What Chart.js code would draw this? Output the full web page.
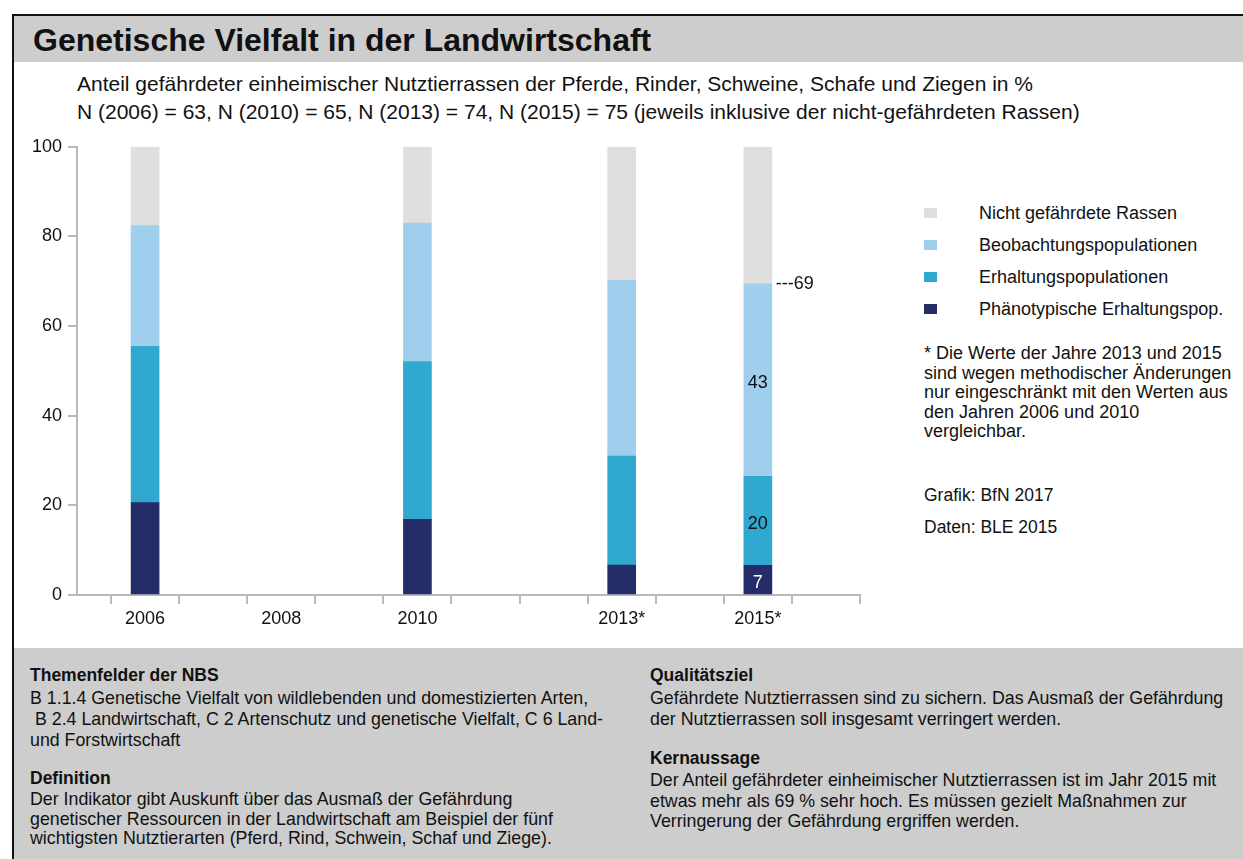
* * *
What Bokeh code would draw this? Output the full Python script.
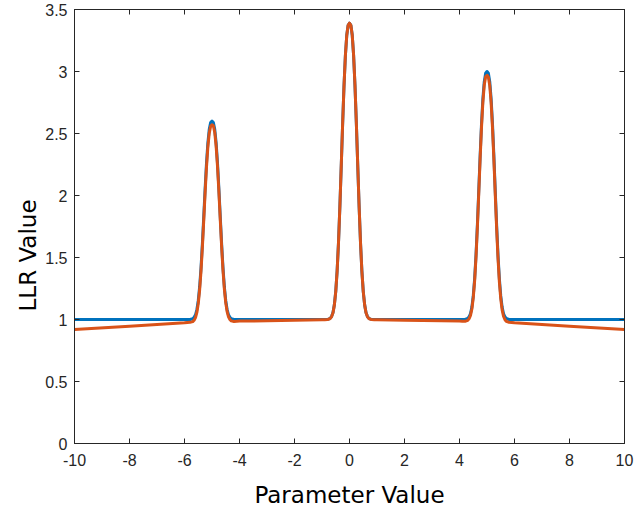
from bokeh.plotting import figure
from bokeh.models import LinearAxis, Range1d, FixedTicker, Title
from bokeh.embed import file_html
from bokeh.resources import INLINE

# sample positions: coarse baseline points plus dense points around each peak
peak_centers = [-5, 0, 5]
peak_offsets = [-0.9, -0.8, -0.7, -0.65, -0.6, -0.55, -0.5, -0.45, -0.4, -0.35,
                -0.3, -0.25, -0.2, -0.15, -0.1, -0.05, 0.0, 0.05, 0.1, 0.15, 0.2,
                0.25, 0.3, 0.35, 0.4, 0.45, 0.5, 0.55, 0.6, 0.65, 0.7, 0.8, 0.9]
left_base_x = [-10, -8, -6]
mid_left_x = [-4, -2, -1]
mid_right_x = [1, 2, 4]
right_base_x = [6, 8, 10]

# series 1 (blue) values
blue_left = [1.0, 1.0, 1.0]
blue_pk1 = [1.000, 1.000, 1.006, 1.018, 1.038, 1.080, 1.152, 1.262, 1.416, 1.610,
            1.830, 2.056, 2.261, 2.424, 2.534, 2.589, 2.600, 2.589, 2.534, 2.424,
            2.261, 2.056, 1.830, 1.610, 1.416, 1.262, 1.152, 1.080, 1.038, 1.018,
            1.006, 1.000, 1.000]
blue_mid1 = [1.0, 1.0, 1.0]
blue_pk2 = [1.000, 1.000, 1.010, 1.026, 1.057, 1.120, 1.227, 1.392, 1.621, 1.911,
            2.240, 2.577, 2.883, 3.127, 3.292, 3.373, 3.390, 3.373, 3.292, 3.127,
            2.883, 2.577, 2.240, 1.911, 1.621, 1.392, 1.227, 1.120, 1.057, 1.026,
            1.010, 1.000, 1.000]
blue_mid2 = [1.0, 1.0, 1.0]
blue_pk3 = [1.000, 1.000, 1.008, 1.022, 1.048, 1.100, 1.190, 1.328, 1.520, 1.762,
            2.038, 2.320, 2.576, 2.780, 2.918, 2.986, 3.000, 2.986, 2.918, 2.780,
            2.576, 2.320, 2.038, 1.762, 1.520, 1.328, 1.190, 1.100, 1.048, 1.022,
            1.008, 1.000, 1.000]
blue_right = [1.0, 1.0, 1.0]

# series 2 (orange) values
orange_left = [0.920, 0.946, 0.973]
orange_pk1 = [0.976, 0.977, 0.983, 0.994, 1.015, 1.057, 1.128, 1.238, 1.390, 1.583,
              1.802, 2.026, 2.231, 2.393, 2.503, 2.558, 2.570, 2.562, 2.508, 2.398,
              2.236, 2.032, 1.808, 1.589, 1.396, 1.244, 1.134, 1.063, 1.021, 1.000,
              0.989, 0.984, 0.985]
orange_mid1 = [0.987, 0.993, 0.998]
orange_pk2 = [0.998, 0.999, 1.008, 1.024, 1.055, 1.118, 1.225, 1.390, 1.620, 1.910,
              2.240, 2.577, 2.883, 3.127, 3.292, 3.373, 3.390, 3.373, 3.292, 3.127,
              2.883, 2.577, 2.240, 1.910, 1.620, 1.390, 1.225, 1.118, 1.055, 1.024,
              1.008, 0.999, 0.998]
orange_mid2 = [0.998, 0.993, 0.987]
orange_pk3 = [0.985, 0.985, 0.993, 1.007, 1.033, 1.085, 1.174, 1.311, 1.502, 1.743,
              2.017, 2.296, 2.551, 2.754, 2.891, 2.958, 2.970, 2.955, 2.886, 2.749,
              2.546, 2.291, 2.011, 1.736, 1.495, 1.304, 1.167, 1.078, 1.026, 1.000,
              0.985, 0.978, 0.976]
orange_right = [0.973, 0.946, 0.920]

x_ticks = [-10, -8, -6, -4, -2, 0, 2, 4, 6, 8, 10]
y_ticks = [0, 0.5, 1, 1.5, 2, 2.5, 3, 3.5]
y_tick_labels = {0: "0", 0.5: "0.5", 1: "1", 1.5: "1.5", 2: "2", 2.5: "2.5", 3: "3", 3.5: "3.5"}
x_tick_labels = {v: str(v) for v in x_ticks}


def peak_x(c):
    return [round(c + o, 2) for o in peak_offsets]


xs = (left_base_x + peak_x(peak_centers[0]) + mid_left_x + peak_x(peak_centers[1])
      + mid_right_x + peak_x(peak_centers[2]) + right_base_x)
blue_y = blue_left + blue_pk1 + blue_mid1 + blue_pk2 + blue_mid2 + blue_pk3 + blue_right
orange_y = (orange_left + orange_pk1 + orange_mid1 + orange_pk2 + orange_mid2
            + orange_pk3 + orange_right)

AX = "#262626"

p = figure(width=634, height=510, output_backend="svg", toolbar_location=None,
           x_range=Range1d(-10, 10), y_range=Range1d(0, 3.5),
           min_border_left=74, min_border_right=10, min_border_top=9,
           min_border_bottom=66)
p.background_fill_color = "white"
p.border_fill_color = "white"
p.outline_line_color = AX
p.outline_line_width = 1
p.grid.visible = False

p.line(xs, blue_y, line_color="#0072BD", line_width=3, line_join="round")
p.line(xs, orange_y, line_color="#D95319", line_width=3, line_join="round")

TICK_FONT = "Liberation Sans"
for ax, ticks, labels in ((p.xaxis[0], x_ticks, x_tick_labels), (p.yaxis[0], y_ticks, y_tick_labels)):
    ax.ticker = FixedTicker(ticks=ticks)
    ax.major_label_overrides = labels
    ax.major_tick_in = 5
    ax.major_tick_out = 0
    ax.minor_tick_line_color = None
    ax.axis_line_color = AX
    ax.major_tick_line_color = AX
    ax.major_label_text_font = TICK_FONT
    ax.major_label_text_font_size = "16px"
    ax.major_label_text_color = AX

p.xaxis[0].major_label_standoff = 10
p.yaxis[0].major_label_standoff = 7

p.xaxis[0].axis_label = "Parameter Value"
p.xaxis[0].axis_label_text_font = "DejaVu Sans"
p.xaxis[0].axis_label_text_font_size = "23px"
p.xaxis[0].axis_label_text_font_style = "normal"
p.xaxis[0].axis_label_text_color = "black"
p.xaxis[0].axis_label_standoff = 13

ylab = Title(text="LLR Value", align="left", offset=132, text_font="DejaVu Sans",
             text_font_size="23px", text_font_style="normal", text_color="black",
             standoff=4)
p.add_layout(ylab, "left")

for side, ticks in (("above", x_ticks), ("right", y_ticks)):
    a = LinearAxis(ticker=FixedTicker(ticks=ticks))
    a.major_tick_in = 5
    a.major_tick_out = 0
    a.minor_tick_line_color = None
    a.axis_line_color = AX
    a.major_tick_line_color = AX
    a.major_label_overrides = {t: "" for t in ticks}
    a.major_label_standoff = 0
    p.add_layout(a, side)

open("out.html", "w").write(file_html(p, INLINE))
* * *
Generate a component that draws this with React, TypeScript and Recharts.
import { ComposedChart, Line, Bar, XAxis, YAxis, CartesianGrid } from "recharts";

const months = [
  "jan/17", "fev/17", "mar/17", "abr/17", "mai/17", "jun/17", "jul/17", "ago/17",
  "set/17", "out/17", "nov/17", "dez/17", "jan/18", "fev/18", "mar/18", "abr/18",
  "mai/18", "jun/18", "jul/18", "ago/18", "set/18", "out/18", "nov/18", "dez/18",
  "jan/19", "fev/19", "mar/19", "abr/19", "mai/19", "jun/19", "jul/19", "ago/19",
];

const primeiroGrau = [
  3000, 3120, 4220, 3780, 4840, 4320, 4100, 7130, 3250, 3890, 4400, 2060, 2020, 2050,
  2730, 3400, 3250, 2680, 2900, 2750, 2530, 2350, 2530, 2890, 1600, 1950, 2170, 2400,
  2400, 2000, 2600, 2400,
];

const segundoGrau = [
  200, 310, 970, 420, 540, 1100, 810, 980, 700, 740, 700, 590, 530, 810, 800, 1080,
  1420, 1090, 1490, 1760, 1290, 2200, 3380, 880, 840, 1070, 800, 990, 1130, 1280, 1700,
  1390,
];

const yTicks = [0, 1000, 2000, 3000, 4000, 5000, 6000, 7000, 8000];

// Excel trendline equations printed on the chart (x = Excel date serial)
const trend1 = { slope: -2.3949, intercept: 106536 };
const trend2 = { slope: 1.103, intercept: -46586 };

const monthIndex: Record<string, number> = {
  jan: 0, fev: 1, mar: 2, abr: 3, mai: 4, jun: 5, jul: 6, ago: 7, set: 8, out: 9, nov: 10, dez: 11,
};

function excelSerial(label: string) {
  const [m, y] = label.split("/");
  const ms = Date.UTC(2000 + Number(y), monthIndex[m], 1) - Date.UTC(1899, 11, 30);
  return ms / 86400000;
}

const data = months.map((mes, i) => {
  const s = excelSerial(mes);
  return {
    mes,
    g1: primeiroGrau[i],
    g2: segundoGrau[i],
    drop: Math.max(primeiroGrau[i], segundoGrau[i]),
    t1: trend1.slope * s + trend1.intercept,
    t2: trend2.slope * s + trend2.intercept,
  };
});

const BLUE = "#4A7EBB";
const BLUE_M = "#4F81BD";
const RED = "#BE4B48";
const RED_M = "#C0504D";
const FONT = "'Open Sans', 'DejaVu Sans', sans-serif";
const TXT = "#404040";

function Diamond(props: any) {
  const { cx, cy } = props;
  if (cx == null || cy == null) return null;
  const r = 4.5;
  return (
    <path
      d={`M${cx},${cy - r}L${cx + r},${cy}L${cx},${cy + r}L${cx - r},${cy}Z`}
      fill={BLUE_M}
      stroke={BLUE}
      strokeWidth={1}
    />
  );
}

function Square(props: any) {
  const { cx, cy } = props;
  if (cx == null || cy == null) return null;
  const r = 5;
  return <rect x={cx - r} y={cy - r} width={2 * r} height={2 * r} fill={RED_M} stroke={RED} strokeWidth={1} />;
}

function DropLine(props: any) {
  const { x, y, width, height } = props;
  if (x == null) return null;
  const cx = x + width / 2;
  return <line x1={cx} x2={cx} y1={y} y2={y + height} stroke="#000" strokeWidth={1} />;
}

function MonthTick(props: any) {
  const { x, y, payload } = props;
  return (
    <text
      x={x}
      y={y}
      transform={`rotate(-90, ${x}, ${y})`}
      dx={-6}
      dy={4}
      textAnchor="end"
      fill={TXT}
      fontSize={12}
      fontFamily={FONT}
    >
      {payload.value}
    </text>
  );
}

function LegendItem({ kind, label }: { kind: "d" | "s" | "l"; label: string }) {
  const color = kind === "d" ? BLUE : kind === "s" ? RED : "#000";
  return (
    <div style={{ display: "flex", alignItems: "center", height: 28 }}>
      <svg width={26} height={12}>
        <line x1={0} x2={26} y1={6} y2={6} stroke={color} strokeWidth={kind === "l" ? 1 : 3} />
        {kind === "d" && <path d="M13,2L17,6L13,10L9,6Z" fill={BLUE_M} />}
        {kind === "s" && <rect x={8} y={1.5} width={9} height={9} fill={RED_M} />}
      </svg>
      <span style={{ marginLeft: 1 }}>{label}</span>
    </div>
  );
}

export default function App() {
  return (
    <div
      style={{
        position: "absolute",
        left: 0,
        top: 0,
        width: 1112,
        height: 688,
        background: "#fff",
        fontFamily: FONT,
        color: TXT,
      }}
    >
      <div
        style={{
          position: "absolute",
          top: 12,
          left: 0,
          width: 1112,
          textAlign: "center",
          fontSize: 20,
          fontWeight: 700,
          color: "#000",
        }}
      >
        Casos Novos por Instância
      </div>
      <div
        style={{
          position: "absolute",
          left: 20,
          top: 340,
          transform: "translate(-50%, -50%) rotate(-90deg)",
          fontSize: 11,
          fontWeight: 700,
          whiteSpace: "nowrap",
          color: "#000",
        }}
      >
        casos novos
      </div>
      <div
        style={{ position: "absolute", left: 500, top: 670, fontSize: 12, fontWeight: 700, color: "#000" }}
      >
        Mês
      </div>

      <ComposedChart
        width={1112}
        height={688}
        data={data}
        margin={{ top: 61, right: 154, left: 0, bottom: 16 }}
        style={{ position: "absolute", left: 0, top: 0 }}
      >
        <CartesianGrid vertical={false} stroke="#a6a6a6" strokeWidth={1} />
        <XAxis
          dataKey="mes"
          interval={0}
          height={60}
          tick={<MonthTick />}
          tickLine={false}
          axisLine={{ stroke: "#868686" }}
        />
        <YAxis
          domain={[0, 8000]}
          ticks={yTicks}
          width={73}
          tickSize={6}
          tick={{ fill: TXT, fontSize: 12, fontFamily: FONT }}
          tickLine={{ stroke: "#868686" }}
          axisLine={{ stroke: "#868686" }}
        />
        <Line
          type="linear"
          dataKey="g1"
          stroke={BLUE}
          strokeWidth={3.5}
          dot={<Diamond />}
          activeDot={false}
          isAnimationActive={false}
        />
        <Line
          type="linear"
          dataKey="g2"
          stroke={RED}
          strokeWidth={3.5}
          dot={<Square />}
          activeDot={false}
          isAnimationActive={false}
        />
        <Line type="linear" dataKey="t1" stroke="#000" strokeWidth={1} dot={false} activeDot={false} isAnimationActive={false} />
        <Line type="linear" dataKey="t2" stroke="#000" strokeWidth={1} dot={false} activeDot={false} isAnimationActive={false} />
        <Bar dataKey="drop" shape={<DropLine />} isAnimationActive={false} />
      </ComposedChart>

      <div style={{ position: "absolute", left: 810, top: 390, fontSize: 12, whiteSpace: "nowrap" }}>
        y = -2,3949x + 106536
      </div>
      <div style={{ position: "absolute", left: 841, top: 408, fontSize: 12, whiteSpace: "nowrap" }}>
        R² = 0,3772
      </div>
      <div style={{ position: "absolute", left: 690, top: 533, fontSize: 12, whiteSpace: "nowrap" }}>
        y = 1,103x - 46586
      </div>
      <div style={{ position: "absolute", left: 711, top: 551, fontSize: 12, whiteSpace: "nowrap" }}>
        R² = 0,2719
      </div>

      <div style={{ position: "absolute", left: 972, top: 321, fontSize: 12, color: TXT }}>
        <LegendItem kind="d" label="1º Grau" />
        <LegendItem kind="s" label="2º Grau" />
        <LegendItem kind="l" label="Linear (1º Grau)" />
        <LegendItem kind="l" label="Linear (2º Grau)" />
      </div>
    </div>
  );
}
* * *
> [Exercise]:
Pictures are excluded. Repeat exactly the lines from the one containing "What Bokeh code" to the one containing "from bokeh.resources import INLINE", inclusive.

> [Task answer]:
What Bokeh code would draw this? Output the full Python script.
from bokeh.plotting import figure
from bokeh.models import LinearAxis, Range1d, FixedTicker, Title
from bokeh.embed import file_html
from bokeh.resources import INLINE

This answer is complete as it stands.